ことばを食する

私的な読書覚え書き。お薦めできると思った本を取り上げます

浅田次郎 〜作家つれづれ・その6

 10年ほど前、浅田次郎さん、中村文則さんと食事をご一緒したことがあります。わたしが勤務していた会社と某企業が組み、作家の講演会を開きました。講師として話していただいたのがこの2人でした。

 講演会は盛況に終わり、関係者数人で夜の宴席を設けたのです。

 浅田さんは品格漂う和服で背筋が伸び、美味しそうに盃を傾ける様子は不動の人気作家、大家としての雰囲気満点。当時は日本ペンクラブ会長であり、宴席を持たせようとする心配りも感じました。

 一方で中村さんは、「土の中の子供」で芥川賞を取って2年か3年目だったころで、耳が隠れる程度の長髪に黒っぽいスーツ。最近の言葉で言えば、結構なイケメンでした。中村さんからは事前に、「『先生』という呼称は僕に使わないでください」と聞かされていました。

 わたしは浅田さんに「鉄道員 ぽっぽや」や「壬生義士伝」についていろいろ尋ねた記憶があります。ところが、詳しいことは忘れてしまいました^^;。そういえば、歴史小説家の◉は女好きのとんでもない奴だあ...という業界内の話題で、浅田さんと中村さんが盛り上がりました。

 ◉の部分はイニシャルで出てきて、ここでは伏せておきます。誰のことか、すぐにピンときたけれど。

 何を聞き、どんな会話をしたかほぼ覚えていないのに、浅田さんが無名時代を振り返った話だけは印象に残っています。要約すれば、こんな内容でした。

 ....小説が売れ始め、直木賞も取って一番うれしかったことは、家族が小説を書くことを「仕事」として認めてくれたこと。何しろそれまでは、いい歳の男が毎日部屋にこもって書き続けても、お金にならないのだから仕事として認めてもらえない。肩身が狭かったなあ...

 

 浅田さんは、多くの人が認める小説の達人。修行時代が目に浮かぶようでした。私は本に手を伸ばしたくない気分が続くときも、浅田作品には理屈抜きに面白さをもらえます。さて、

 

 ーーこと本田常次郎の人となりのうちには、善と悪とが不思議なくらいきちんと、まるで本棚に並んだ書物のように整理されているのだった。

 

 今読んでいる「天切り松 闇語り」の一節。天才詐欺師の「常兄ィ」の人物描写です。これ、「本田常次郎」を「小説」と置き換えれば、そのまま浅田作品のピカレスク小説全体に当てはまる作品評になると気づきました。

 人が生きる折々の身の振り方、善悪の整理のされ方が潔く、心地よい。

 そして「語り」の筆の冴え。
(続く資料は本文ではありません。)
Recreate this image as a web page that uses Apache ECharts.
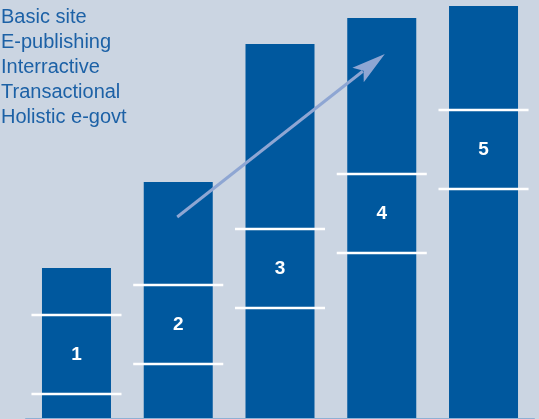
<!DOCTYPE html>
<html><head><meta charset="utf-8">
<script src="https://cdn.jsdelivr.net/npm/echarts@6/dist/echarts.min.js"></script>
<style>html,body{margin:0;padding:0;background:#cbd5e2;}#c{width:539px;height:419px;}</style>
</head><body><div id="c"></div>
<script>
// Stage numbers (x categories) and their names (list at top-left)
const stages = ['1', '2', '3', '4', '5'];
const stageNames = ['Basic site', 'E-publishing', 'Interractive', 'Transactional', 'Holistic e-govt'];
// Bar heights (arbitrary units)
const barValues = [150, 236, 374, 400, 412];
// Level of the lower and upper white marker line on each bar
const bandLower = [24, 54, 110, 165, 229];
const bandUpper = [103, 133, 189, 244, 308];
// Trend arrow: start and tip (x in stage-index units, y in bar units)
const arrowFrom = [0.99, 201];
const arrowTo = [3.03, 364];

const chart = echarts.init(document.getElementById('c'));

const bandData = stages.map((s, i) => [i, bandLower[i], bandUpper[i]]);

function renderBand(params, api) {
  const i = api.value(0);
  const lo = api.coord([i, api.value(1)]);
  const hi = api.coord([i, api.value(2)]);
  const band = api.size([1, 0])[0];
  const half = band * 0.885 / 2;
  const lineStyle = { stroke: '#ffffff', lineWidth: 2.5 };
  return {
    type: 'group',
    children: [
      { type: 'line', shape: { x1: lo[0] - half, y1: lo[1], x2: lo[0] + half, y2: lo[1] }, style: lineStyle },
      { type: 'line', shape: { x1: hi[0] - half, y1: hi[1], x2: hi[0] + half, y2: hi[1] }, style: lineStyle },
      { type: 'text', x: lo[0], y: (lo[1] + hi[1]) / 2,
        style: { text: stages[params.dataIndex], fill: '#ffffff', font: 'bold 19px "Liberation Sans", Arial, sans-serif',
                 align: 'center', verticalAlign: 'middle' } }
    ]
  };
}

function renderArrow(params, api) {
  const p0 = api.coord([api.value(0), api.value(1)]);
  const p1 = api.coord([api.value(2), api.value(3)]);
  const dx = p1[0] - p0[0], dy = p1[1] - p0[1];
  const len = Math.sqrt(dx * dx + dy * dy);
  const ux = dx / len, uy = dy / len;
  const nx = -uy, ny = ux;
  const headLen = 34, halfW = 9.2, notch = 27;
  const base = [p1[0] - ux * headLen, p1[1] - uy * headLen];
  const nPt = [p1[0] - ux * notch, p1[1] - uy * notch];
  const color = '#8ea6d3';
  return {
    type: 'group',
    children: [
      { type: 'line', shape: { x1: p0[0], y1: p0[1], x2: nPt[0] - ux * 1, y2: nPt[1] - uy * 1 },
        style: { stroke: color, lineWidth: 3 } },
      { type: 'polygon', shape: { points: [
          p1, [base[0] + nx * halfW, base[1] + ny * halfW], nPt, [base[0] - nx * halfW, base[1] - ny * halfW]
        ] }, style: { fill: color } }
    ]
  };
}

chart.setOption({
  backgroundColor: '#cbd5e2',
  animation: false,
  title: {
    text: stageNames.join('\n'),
    left: 1, top: 5, padding: 0,
    textStyle: { color: '#1c61a6', fontSize: 20, fontWeight: 'normal', lineHeight: 25,
                 fontFamily: '"Liberation Sans", Arial, sans-serif' }
  },
  grid: { left: 25.6, right: 4.6, top: 0, bottom: 1 },
  xAxis: [
    { type: 'category', data: stages, axisLine: { lineStyle: { color: '#8fb0d4', width: 1 } },
      axisTick: { show: false }, axisLabel: { show: false } },
    { type: 'value', min: -0.5, max: 4.5, show: false }
  ],
  yAxis: { type: 'value', min: 0, max: 418, show: false, splitLine: { show: false } },
  series: [
    { type: 'bar', data: barValues, barWidth: 69, itemStyle: { color: '#00589e' }, z: 2 },
    { type: 'custom', data: bandData, renderItem: renderBand, z: 3, xAxisIndex: 0 },
    { type: 'custom', data: [[arrowFrom[0], arrowFrom[1], arrowTo[0], arrowTo[1]]], renderItem: renderArrow,
      xAxisIndex: 1, z: 4 }
  ]
});
</script>
</body></html>
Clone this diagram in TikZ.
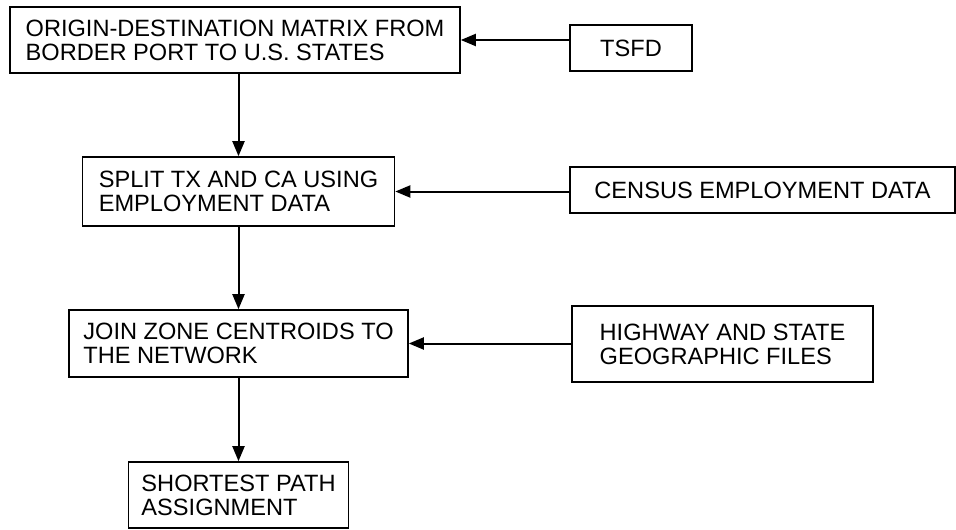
\documentclass[tikz,border=0pt]{standalone}
\usepackage{fontspec}
\setmainfont{Liberation Sans}
\usetikzlibrary{arrows.meta}

\begin{document}
\begin{tikzpicture}[
  x=0.5pt, y=-0.5pt,
  font=\fontsize{11.8}{12}\selectfont,
  proc/.style={draw=black, line width=0.8pt, align=left, inner sep=0pt},
  src/.style={proc, align=center},
  arr/.style={-{Triangle[length=7.5pt, width=6pt]}, line width=1pt}
]
\useasboundingbox (0,0) rectangle (956,529);
% ----- main chain (top -> bottom) -----
\node[proc, minimum width=225pt, minimum height=33pt]   (od)    at (235,40)
  {ORIGIN-DESTINATION MATRIX FROM\\BORDER PORT TO U.S. STATES};
\node[proc, minimum width=156pt, minimum height=34.5pt] (split) at (238.5,191.5)
  {SPLIT TX AND CA USING\\EMPLOYMENT DATA};
\node[proc, minimum width=169.5pt, minimum height=33.5pt] (join) at (238.5,343.5)
  {JOIN ZONE CENTROIDS TO\\THE NETWORK};
\node[proc, minimum width=110pt, minimum height=33pt]   (spa)   at (238.5,495)
  {SHORTEST PATH\\ASSIGNMENT};
\draw[arr] (od.south -| split.north) -- (split.north);
\foreach \a/\b in {split/join, join/spa}{\draw[arr] (\a) -- (\b);}
% ----- input data, right column -----
\node[src, minimum width=61pt, minimum height=23pt]     (tsfd)   at (631,48)    {TSFD};
\node[src, minimum width=192.5pt, minimum height=23pt]  (census) at (762.5,190) {CENSUS EMPLOYMENT DATA};
\node[proc, minimum width=150.5pt, minimum height=38pt] (hwy)    at (722.5,344)
  {HIGHWAY AND STATE\\GEOGRAPHIC FILES};
% ----- feeds -----
\draw[arr] (tsfd.west |- od.east) -- (od.east);
\draw[arr] (census.west |- split.east) -- (split.east);
\draw[arr] (hwy.west |- join.east) -- (join.east);
\end{tikzpicture}
\end{document}
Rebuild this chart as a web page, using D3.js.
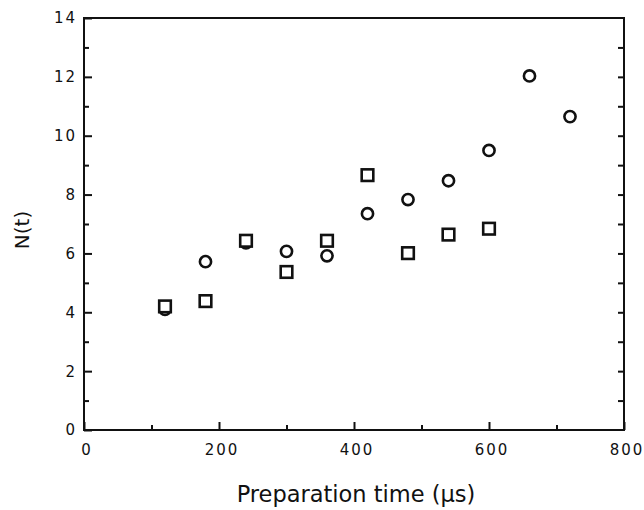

大正時代を舞台にした「天切り松 闇語り」では江戸っ子の言葉と標準語を使い分け、主人公の人物像をくっきりと輪郭鮮やかにしています。

 この小説には出てきませんが(2巻後半のところまで)、浅田さんの短編にはときどき幽霊が登場します。たいていは読者の涙を誘う絶妙の役割を担っていて、「浅田作品と幽霊」というのも、実は以前から個人的に心惹かれるテーマです。長くなるのでそれは機会があればまた。

 戻り梅雨のこのごろ、今夜は久しぶりに飲みに出ます。まあ、後輩の愚痴に付き合いに行くのですが。